▸ **Your goal**: Retype the data exactly, from its first line to the line containing "-375, -370, -366, -363, -361, -360.5, -360, -358]", including both, and skip any picture.

* * * * *

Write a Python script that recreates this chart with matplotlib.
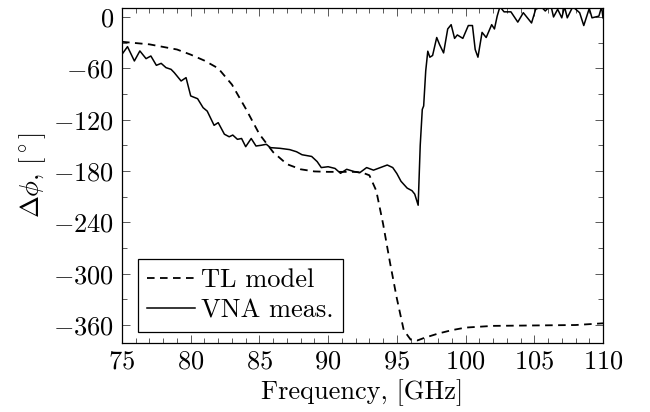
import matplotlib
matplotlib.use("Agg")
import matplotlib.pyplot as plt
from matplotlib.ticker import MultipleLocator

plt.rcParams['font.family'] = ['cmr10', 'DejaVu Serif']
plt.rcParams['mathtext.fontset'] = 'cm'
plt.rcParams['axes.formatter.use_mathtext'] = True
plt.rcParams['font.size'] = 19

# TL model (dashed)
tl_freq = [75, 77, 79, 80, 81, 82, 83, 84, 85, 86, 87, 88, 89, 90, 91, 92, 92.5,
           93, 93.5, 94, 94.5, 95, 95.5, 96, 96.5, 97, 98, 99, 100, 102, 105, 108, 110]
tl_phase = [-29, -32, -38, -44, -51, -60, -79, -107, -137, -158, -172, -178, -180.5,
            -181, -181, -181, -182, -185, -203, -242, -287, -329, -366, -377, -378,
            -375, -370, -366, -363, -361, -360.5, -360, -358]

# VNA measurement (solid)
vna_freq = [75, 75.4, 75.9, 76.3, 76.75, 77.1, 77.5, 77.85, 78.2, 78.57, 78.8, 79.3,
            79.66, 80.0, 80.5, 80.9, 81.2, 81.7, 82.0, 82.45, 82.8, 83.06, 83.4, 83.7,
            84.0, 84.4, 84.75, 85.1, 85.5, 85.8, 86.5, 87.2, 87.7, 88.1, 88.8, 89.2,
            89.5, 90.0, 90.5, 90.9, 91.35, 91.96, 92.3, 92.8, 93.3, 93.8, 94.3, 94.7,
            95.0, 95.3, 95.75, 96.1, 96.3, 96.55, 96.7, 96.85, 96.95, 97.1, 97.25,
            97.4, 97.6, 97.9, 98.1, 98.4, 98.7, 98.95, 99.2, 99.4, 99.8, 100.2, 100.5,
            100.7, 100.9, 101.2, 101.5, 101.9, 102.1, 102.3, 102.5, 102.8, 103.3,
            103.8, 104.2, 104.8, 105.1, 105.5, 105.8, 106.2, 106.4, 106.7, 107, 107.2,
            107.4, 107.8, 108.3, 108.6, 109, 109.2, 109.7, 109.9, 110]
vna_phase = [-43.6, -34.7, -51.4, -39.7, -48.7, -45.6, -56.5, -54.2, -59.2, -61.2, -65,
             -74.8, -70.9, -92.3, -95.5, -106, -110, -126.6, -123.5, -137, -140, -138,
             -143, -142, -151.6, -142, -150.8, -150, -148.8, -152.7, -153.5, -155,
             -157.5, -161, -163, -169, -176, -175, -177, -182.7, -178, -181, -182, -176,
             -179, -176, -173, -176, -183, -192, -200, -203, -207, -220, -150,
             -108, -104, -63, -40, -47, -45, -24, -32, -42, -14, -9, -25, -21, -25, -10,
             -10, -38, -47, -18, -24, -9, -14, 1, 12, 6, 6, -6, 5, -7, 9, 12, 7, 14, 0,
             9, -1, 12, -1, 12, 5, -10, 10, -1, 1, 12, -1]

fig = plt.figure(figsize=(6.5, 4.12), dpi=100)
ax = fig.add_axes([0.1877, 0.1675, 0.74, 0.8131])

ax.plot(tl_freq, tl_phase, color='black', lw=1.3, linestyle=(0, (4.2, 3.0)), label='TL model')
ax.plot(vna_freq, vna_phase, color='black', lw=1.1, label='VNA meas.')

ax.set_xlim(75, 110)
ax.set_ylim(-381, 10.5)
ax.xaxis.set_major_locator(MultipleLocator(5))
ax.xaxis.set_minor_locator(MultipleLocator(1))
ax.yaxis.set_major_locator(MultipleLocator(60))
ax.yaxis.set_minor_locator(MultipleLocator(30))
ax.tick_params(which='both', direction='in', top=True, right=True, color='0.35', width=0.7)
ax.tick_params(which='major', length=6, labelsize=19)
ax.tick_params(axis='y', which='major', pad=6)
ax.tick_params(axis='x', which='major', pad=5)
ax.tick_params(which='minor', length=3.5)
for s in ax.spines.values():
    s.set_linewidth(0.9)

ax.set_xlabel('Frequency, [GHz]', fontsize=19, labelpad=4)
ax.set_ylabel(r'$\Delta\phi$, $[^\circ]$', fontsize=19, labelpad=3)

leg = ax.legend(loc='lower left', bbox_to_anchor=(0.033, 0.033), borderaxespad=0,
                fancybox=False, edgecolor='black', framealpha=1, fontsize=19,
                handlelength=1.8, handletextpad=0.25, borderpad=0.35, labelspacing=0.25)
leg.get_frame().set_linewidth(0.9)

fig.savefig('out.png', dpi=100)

* * * * *

▸ **Written answer**:
Write a Python script that recreates this chart with matplotlib.
import matplotlib
matplotlib.use("Agg")
import matplotlib.pyplot as plt
from matplotlib.ticker import MultipleLocator

plt.rcParams['font.family'] = ['cmr10', 'DejaVu Serif']
plt.rcParams['mathtext.fontset'] = 'cm'
plt.rcParams['axes.formatter.use_mathtext'] = True
plt.rcParams['font.size'] = 19

# TL model (dashed)
tl_freq = [75, 77, 79, 80, 81, 82, 83, 84, 85, 86, 87, 88, 89, 90, 91, 92, 92.5,
           93, 93.5, 94, 94.5, 95, 95.5, 96, 96.5, 97, 98, 99, 100, 102, 105, 108, 110]
tl_phase = [-29, -32, -38, -44, -51, -60, -79, -107, -137, -158, -172, -178, -180.5,
            -181, -181, -181, -182, -185, -203, -242, -287, -329, -366, -377, -378,
            -375, -370, -366, -363, -361, -360.5, -360, -358]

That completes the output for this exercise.